Stevenson se sale de su camino para destacar el hecho de que lekyll, como tal lekyll, no era de modo alguno perfecto, sino más bien una buena persona dañada moralmente. Tenía un «aire taimado» a pesar de su bella presencia, era nervioso y reservado, aunque no malévolo. Jekyll no es el hombre bueno; Jekyll es el hombre corriente mixto y moderadamente humano, cuyo carácter ha comenzado a sufrir los efectos de alguna droga o pasión mala. Ahora bien, lo que le chupa y seca es la costumbre de ser Hyde; y es en esto donde está la excelente moraleja de Stevenson, una moraleja tan superior como opuesta a la que se pone popularmente en su boca. Lejos de predicar que el malo puede dividirse con buen éxito en dos hombres, el bueno y el malo, predicó concretamente que el hombre no se puede dividir así ni siquiera mediante la monstruosidad y el milagro; que, inclusive en el caso extravagante de Jekyll, lo bueno es destruido para la mera existencia de lo malo. La moraleja de El Dr. Jekyll y el señor Hyde no es que el hombre pueda ser dividido en dos, sino que el hombre no puede ser dividido en dos.

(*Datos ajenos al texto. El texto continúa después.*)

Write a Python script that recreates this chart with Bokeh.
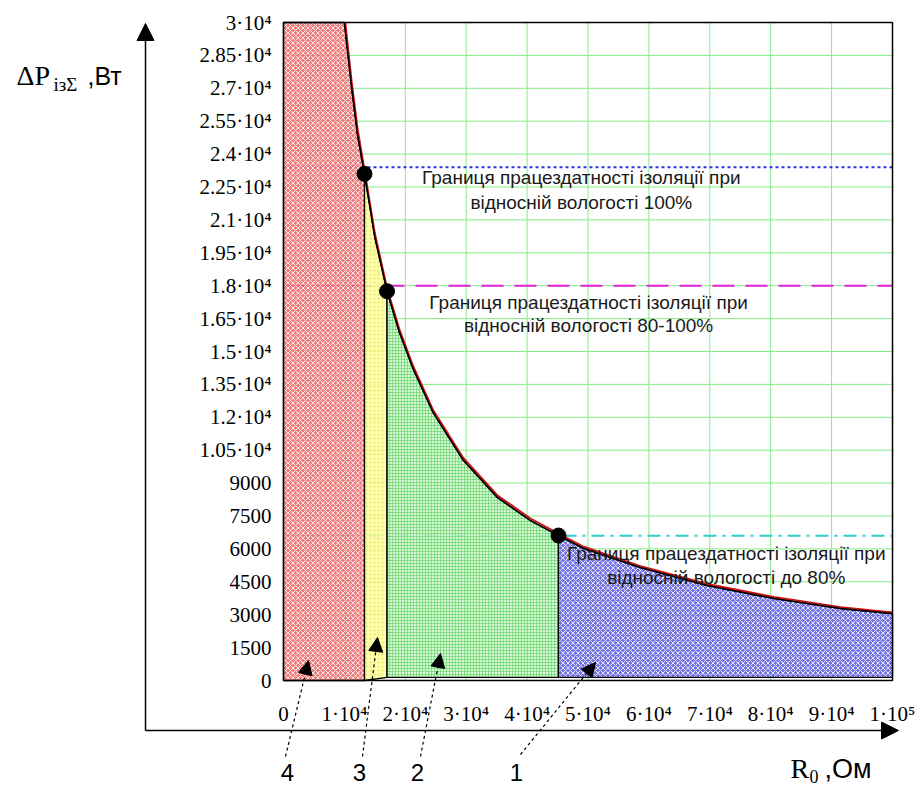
import numpy as np
from bokeh.plotting import figure
from bokeh.models import Range1d, FixedTicker, Arrow, NormalHead, Label, ColumnDataSource
from bokeh.core.properties import value
from bokeh.embed import file_html
from bokeh.resources import INLINE

# ---------------- data ----------------
R_curve = [10000, 11200, 12200, 13300, 15000, 17000, 19000, 21300, 24600, 29500,
           35100, 40500, 45150, 49300, 58600, 69600, 80500, 91500, 100000]
P_black = [30000, 27000, 24800, 23100, 20200, 17750, 15900, 14200, 12200, 10050,
           8350, 7300, 6610, 6020, 5150, 4330, 3740, 3280, 3050]
P_red = [30400, 27300, 25100, 23300, 20400, 17900, 16050, 14330, 12320, 10160,
         8450, 7400, 6700, 6100, 5220, 4400, 3810, 3350, 3110]

R_bounds = [0, 13300, 17000, 45150, 100000]          # region borders, Ohm
base_left = [0, 0, 140, 140]
base_right = [0, 140, 140, 140]
region_fill = ["#ee6868", "#ffffa0", "#d0f5d0", "#5c5ce0"]
region_hatch = ["x", ".", "+", "x"]
region_hatch_color = ["white", "#e0e060", "#6ad86a", "white"]
region_hatch_scale = [5, 4, 3, 5]
region_hatch_weight = [1.0, 1, 0.8, 1.0]
region_hatch_alpha = [0.8, 0.9, 0.9, 0.8]

limits_P = [23400, 18000, 6600]
limit_colors = ["#3030dd", "#e020d8", "#30d0d0"]
limit_dash = ["3 3", "22 11", "13 6 3 6"]

pts_R = [13300, 17000, 45150]
pts_P = [23100, 17750, 6610]

X_MAX, Y_MAX = 100000, 30000
x_ticks = [0, 10000, 20000, 30000, 40000, 50000, 60000, 70000, 80000, 90000, 100000]
x_tick_labels = ["0", "1·10⁴", "2·10⁴", "3·10⁴", "4·10⁴", "5·10⁴", "6·10⁴",
                 "7·10⁴", "8·10⁴", "9·10⁴", "1·10⁵"]
y_ticks = [0, 1500, 3000, 4500, 6000, 7500, 9000, 10500, 12000, 13500, 15000,
           16500, 18000, 19500, 21000, 22500, 24000, 25500, 27000, 28500, 30000]
y_tick_labels = ["0", "1500", "3000", "4500", "6000", "7500", "9000", "1.05·10⁴",
                 "1.2·10⁴", "1.35·10⁴", "1.5·10⁴", "1.65·10⁴", "1.8·10⁴", "1.95·10⁴",
                 "2.1·10⁴", "2.25·10⁴", "2.4·10⁴", "2.55·10⁴", "2.7·10⁴", "2.85·10⁴", "3·10⁴"]

note_text = ["Границя працездатності ізоляції при", "відносній вологості 100%",
             "Границя працездатності ізоляції при", "відносній вологості 80-100%",
             "Границя працездатності ізоляції при", "відносній вологості до 80%"]
note_x = [48900, 48900, 50100, 50100, 72700, 72700]
note_y = [22930, 21790, 17230, 16180, 5790, 4700]

SERIF = "Liberation Serif"
SANS = "Liberation Sans"

# ---------------- layout: the frame fills the canvas ----------------
W, H = 916, 788
FX0, FX1 = 283, 892      # pixel columns of R = 0 and R = X_MAX
FY0, FY1 = 680, 22       # pixel rows of P = 0 and P = Y_MAX


def X(px):
    return (px - FX0) / (FX1 - FX0) * X_MAX


def Y(py):
    return (FY0 - py) / (FY0 - FY1) * Y_MAX


p = figure(width=W, height=H, output_backend="svg", toolbar_location=None,
           x_range=Range1d(X(0), X(W)), y_range=Range1d(Y(H), Y(0)),
           min_border=0, min_border_left=0, min_border_right=0,
           min_border_top=0, min_border_bottom=0)
p.background_fill_color = "white"
p.border_fill_color = "white"
p.outline_line_color = None
p.grid.visible = False

for ax in (p.xaxis[0], p.yaxis[0]):
    ax.fixed_location = 0
    ax.axis_line_color = None
    ax.major_tick_line_color = None
    ax.minor_tick_line_color = None
    ax.major_tick_out = 0
    ax.major_tick_in = 0
    ax.major_label_text_font = SERIF
    ax.major_label_text_font_size = "21px"
    ax.major_label_text_color = "black"
p.xaxis.bounds = (0, X_MAX)
p.yaxis.bounds = (0, Y_MAX)
p.xaxis.ticker = FixedTicker(ticks=x_ticks)
p.yaxis.ticker = FixedTicker(ticks=y_ticks)
p.xaxis.major_label_overrides = {t: s for t, s in zip(x_ticks, x_tick_labels)}
p.yaxis.major_label_overrides = {t: s for t, s in zip(y_ticks, y_tick_labels)}
p.xaxis.major_label_standoff = 21
p.yaxis.major_label_standoff = 12

# green grid inside the plot box
p.segment(x0=x_ticks, y0=[0] * len(x_ticks), x1=x_ticks, y1=[Y_MAX] * len(x_ticks),
          line_color="#86ec86", line_width=1)
p.segment(x0=[0] * len(y_ticks), y0=y_ticks, x1=[X_MAX] * len(y_ticks), y1=y_ticks,
          line_color="#86ec86", line_width=1)

# limit lines (behind the semi-transparent regions)
for lp, c, d in zip(limits_P, limit_colors, limit_dash):
    p.line([0, X_MAX], [lp, lp], line_color=c, line_width=2, line_dash=d)

# regions under the curve
for i in range(4):
    r0, r1 = R_bounds[i], R_bounds[i + 1]
    top_r = [r0] + [r for r in R_curve if r0 < r < r1] + [r1]
    top_p = [min(float(np.interp(r, R_curve, P_black)), float(Y_MAX)) for r in top_r]
    xs = top_r + [r1, r0]
    ys = top_p + [base_right[i], base_left[i]]
    p.patch(xs, ys, fill_color=region_fill[i], fill_alpha=0.85,
            hatch_pattern=region_hatch[i], hatch_color=region_hatch_color[i],
            hatch_scale=region_hatch_scale[i], hatch_weight=region_hatch_weight[i],
            hatch_alpha=region_hatch_alpha[i], line_color="black", line_width=1.3)

# curves (clipped to the plot box)
rc = np.array(R_curve, dtype=float)
pr = np.array(P_red, dtype=float)
pb = np.array(P_black, dtype=float)
keep_r = pr <= Y_MAX
p.line(np.r_[np.interp(Y_MAX, pr[::-1], rc[::-1]), rc[keep_r]], np.r_[Y_MAX, pr[keep_r]],
       line_color="#d01010", line_width=1.8)
p.line(rc, pb, line_color="black", line_width=1.6)
p.scatter(pts_R, pts_P, size=15, fill_color="black", line_color="black")

# plot box
p.quad(left=[0], right=[X_MAX], bottom=[0], top=[Y_MAX], fill_color=None,
       line_color="black", line_width=1.5)

p.text(x="x", y="y", text="t", source=ColumnDataSource(dict(x=note_x, y=note_y, t=note_text)),
       text_align="center", text_baseline="middle", text_font=value(SANS),
       text_font_size="19px", text_color="#1a1a1a")

# outer axes with arrows
AX_X, AX_Y = X(145), Y(730)
head = dict(fill_color="black", line_color="black")
p.add_layout(Arrow(x_start=AX_X, y_start=AX_Y, x_end=AX_X, y_end=Y(23), line_width=1.5,
                   line_color="black", end=NormalHead(size=17, **head)))
p.add_layout(Arrow(x_start=AX_X, y_start=AX_Y, x_end=X(898), y_end=AX_Y, line_width=1.5,
                   line_color="black", end=NormalHead(size=17, **head)))


# axis titles
def lab(px, py, t, font, size):
    p.add_layout(Label(x=X(px), y=Y(py), text=t, text_font=font, text_font_size=size,
                       text_baseline="alphabetic", text_color="black"))


lab(16, 75, "ΔP", SERIF, "28px")
lab(53, 84, "ізΣ", SERIF, "19px")
lab(87, 75, ",Вт", SANS, "25px")
lab(790, 768, "R", SERIF, "28px")
lab(809, 776, "0", SERIF, "18px")
lab(824, 768, ",Ом", SANS, "27px")

# region numbers with dashed leaders
num_text = ["4", "3", "2", "1"]
num_px = [287, 359, 417, 516]
lead_start = [(285, 756), (362, 756), (420, 756), (520, 754)]
lead_end = [(308, 660), (377, 637), (440, 653), (595, 662)]
for t, nx, (sx, sy), (ex, ey) in zip(num_text, num_px, lead_start, lead_end):
    p.add_layout(Label(x=X(nx), y=Y(772), text=t, text_font=SANS, text_font_size="24px",
                       text_align="center", text_baseline="middle", text_color="black"))
    p.add_layout(Arrow(x_start=X(sx), y_start=Y(sy), x_end=X(ex), y_end=Y(ey), line_width=1.2,
                       line_color="black", line_dash="3 3", end=NormalHead(size=14, **head)))

open("out.html", "w").write(file_html(p, INLINE))
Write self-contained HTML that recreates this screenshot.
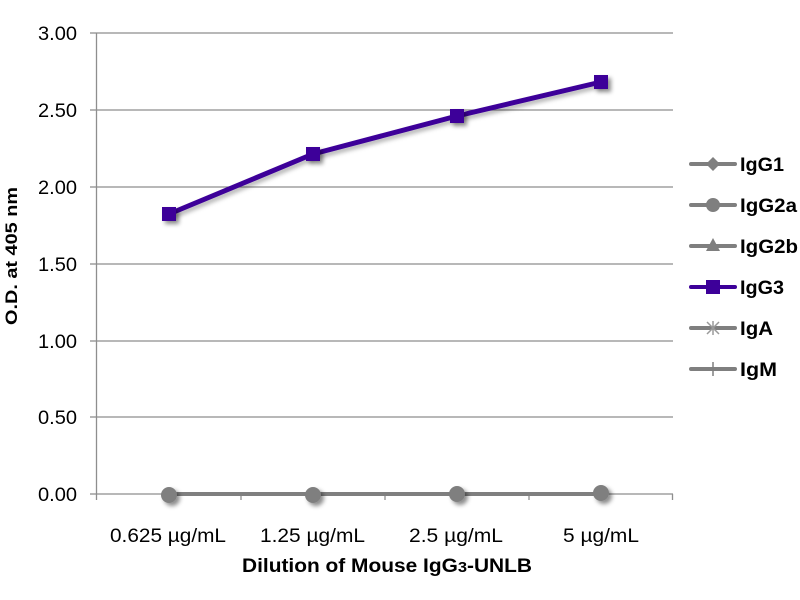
<!DOCTYPE html>
<html>
<head>
<meta charset="utf-8">
<style>
  html, body { margin: 0; padding: 0; background: #ffffff; }
  svg { display: block; }
  text { font-family: "Liberation Sans", sans-serif; }
</style>
</head>
<body>
<svg width="800" height="600" viewBox="0 0 800 600" xmlns="http://www.w3.org/2000/svg">
  <defs>
    <filter id="sh" x="-50%" y="-50%" width="200%" height="200%">
      <feDropShadow dx="3" dy="3" stdDeviation="2" flood-color="#000" flood-opacity="0.45"/>
    </filter>
    <filter id="shl" x="-10%" y="-50%" width="120%" height="200%">
      <feDropShadow dx="2" dy="3" stdDeviation="2" flood-color="#000" flood-opacity="0.3"/>
    </filter>
  </defs>

  <!-- gridlines -->
  <g stroke="#8e8e8e" stroke-width="1.3">
    <line x1="96" y1="33" x2="673" y2="33"/>
    <line x1="96" y1="110" x2="673" y2="110"/>
    <line x1="96" y1="187" x2="673" y2="187"/>
    <line x1="96" y1="264" x2="673" y2="264"/>
    <line x1="96" y1="341" x2="673" y2="341"/>
    <line x1="96" y1="417" x2="673" y2="417"/>
  </g>
  <!-- axes -->
  <g stroke="#8e8e8e" stroke-width="1.3">
    <line x1="96.5" y1="33" x2="96.5" y2="494"/>
    <line x1="96" y1="494" x2="673" y2="494"/>
    <line x1="90" y1="33" x2="96" y2="33"/>
    <line x1="90" y1="110" x2="96" y2="110"/>
    <line x1="90" y1="187" x2="96" y2="187"/>
    <line x1="90" y1="264" x2="96" y2="264"/>
    <line x1="90" y1="341" x2="96" y2="341"/>
    <line x1="90" y1="417" x2="96" y2="417"/>
    <line x1="90" y1="494" x2="96" y2="494"/>
    <line x1="96.5" y1="494" x2="96.5" y2="500"/>
    <line x1="241" y1="494" x2="241" y2="500"/>
    <line x1="385" y1="494" x2="385" y2="500"/>
    <line x1="529" y1="494" x2="529" y2="500"/>
    <line x1="672.5" y1="494" x2="672.5" y2="500"/>
  </g>

  <!-- y tick labels -->
  <g font-size="19" fill="#000">
    <text x="38" y="40" textLength="39" lengthAdjust="spacingAndGlyphs">3.00</text>
    <text x="38" y="117" textLength="39" lengthAdjust="spacingAndGlyphs">2.50</text>
    <text x="38" y="194" textLength="39" lengthAdjust="spacingAndGlyphs">2.00</text>
    <text x="38" y="271" textLength="39" lengthAdjust="spacingAndGlyphs">1.50</text>
    <text x="38" y="348" textLength="39" lengthAdjust="spacingAndGlyphs">1.00</text>
    <text x="38" y="424" textLength="39" lengthAdjust="spacingAndGlyphs">0.50</text>
    <text x="38" y="501" textLength="39" lengthAdjust="spacingAndGlyphs">0.00</text>
  </g>

  <!-- x tick labels -->
  <g font-size="19" fill="#000">
    <text x="110" y="542" textLength="116" lengthAdjust="spacingAndGlyphs">0.625 µg/mL</text>
    <text x="260" y="542" textLength="105" lengthAdjust="spacingAndGlyphs">1.25 µg/mL</text>
    <text x="409" y="542" textLength="94" lengthAdjust="spacingAndGlyphs">2.5 µg/mL</text>
    <text x="563" y="542" textLength="76" lengthAdjust="spacingAndGlyphs">5 µg/mL</text>
  </g>

  <!-- axis titles -->
  <text x="242" y="572" font-size="19" font-weight="bold" fill="#000" textLength="290" lengthAdjust="spacingAndGlyphs">Dilution of Mouse IgG<tspan font-size="15">3</tspan>-UNLB</text>
  <text transform="translate(17,256) rotate(-90)" font-size="17" font-weight="bold" text-anchor="middle" fill="#000" textLength="138" lengthAdjust="spacingAndGlyphs">O.D. at 405 nm</text>

  <!-- gray series (near zero) -->
  <g filter="url(#shl)">
    <polyline points="169,495 313,495 457,494 601,493" fill="none" stroke="#7f7f7f" stroke-width="6"/>
  </g>
  <g fill="#7f7f7f" filter="url(#sh)">
    <circle cx="169" cy="495" r="8"/>
    <circle cx="313" cy="495" r="8"/>
    <circle cx="457" cy="494" r="8"/>
    <circle cx="601" cy="493" r="8"/>
  </g>

  <!-- IgG3 series -->
  <g filter="url(#shl)">
    <polyline points="169,214 313,154 457,116 601,82" fill="none" stroke="#3d0099" stroke-width="5" stroke-linejoin="round"/>
  </g>
  <g fill="#3d0099" filter="url(#sh)">
    <rect x="162" y="207" width="14" height="14"/>
    <rect x="306" y="147" width="14" height="14"/>
    <rect x="450" y="109" width="14" height="14"/>
    <rect x="594" y="75" width="14" height="14"/>
  </g>

  <!-- legend -->
  <g stroke-width="4" stroke-linecap="round">
    <line x1="691" y1="164" x2="735" y2="164" stroke="#7f7f7f"/>
    <line x1="691" y1="205" x2="735" y2="205" stroke="#7f7f7f"/>
    <line x1="691" y1="246" x2="735" y2="246" stroke="#7f7f7f"/>
    <line x1="691" y1="287" x2="735" y2="287" stroke="#3d0099"/>
    <line x1="691" y1="328" x2="735" y2="328" stroke="#7f7f7f"/>
    <line x1="691" y1="369" x2="735" y2="369" stroke="#7f7f7f"/>
  </g>
  <polygon points="713,157 720,164 713,171 706,164" fill="#7f7f7f"/>
  <circle cx="713" cy="205" r="7" fill="#7f7f7f"/>
  <polygon points="713,238 720,251 706,251" fill="#7f7f7f"/>
  <rect x="706" y="280" width="14" height="14" fill="#3d0099"/>
  <g stroke="#9a9a9a" stroke-width="1.5">
    <line x1="707" y1="322" x2="719" y2="334"/>
    <line x1="707" y1="334" x2="719" y2="322"/>
    <line x1="713" y1="321" x2="713" y2="335"/>
  </g>
  <line x1="713" y1="362" x2="713" y2="376" stroke="#7f7f7f" stroke-width="1.5"/>

  <g font-size="19" font-weight="bold" fill="#000">
    <text x="740" y="171" textLength="44" lengthAdjust="spacingAndGlyphs">IgG1</text>
    <text x="740" y="212" textLength="57" lengthAdjust="spacingAndGlyphs">IgG2a</text>
    <text x="740" y="253" textLength="58" lengthAdjust="spacingAndGlyphs">IgG2b</text>
    <text x="740" y="294" textLength="44" lengthAdjust="spacingAndGlyphs">IgG3</text>
    <text x="740" y="335" textLength="33" lengthAdjust="spacingAndGlyphs">IgA</text>
    <text x="740" y="376" textLength="37" lengthAdjust="spacingAndGlyphs">IgM</text>
  </g>
</svg>
</body>
</html>
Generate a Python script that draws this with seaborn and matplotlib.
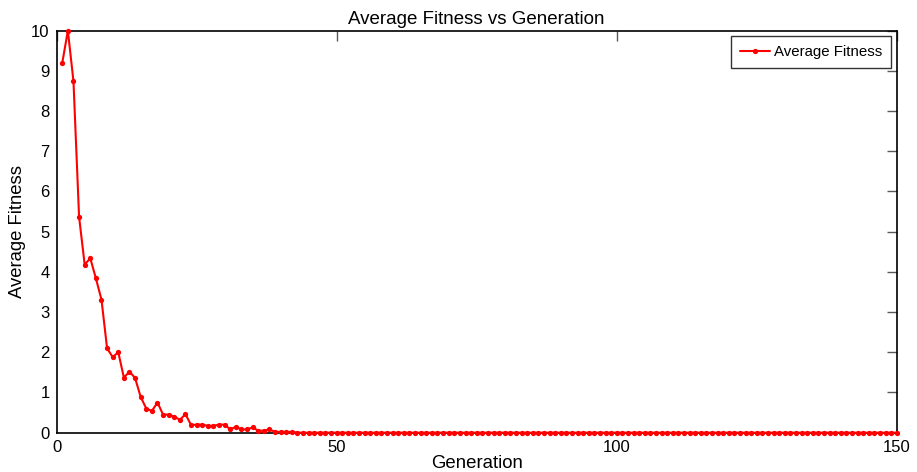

Hyde es la inocencia del mal. Representa la verdad (atestiguada por un centenar de relatos acerca de hipócritas y pecados secretos) de que existe en el mal, aunque no en el bien, ese poder de aislamiento de sí mismo, ese endurecimiento de todo el exterior, de modo que un hombre se hace ciego para las bellezas morales o sordo para los llamamientos conmovedores. El hombre que persigue alguna manía inmoral alcanza una sencillez de alma abominable, actúa sólo por un motivo. Por lo tanto, se convierte en algo parecido a Hyde, o a esa figura horrible de los cuentos de Grimm, «un hombrecito hecho de hierro». Pero todo el propósito de Stevenson se habría perdido si Jekyll hubiera mostrado la misma homogeneidad horrible. Precisamente porque Jekyll, a pesar de todos sus defectos, posee bondad, posee también la conciencia del pecado, humildad. Lo sabe todo con respecto a Hyde, como los ángeles lo saben todo con respecto a los demonios. Y Stevenson señala especialmente que ese contraste entre la celeridad ciega del mal y la omnisciencia casi aturdida del bien no es una peculiaridad de este caso extraño, sino que constituye el problema de la conciencia de ustedes y de la mía. Si me emborracho, olvidaré la dignidad; pero si me mantengo sobrio, puedo desear la bebida. La virtud tiene la carga pesada del conocimiento; el pecado tiene a veces algo de la levedad de la impecabilidad.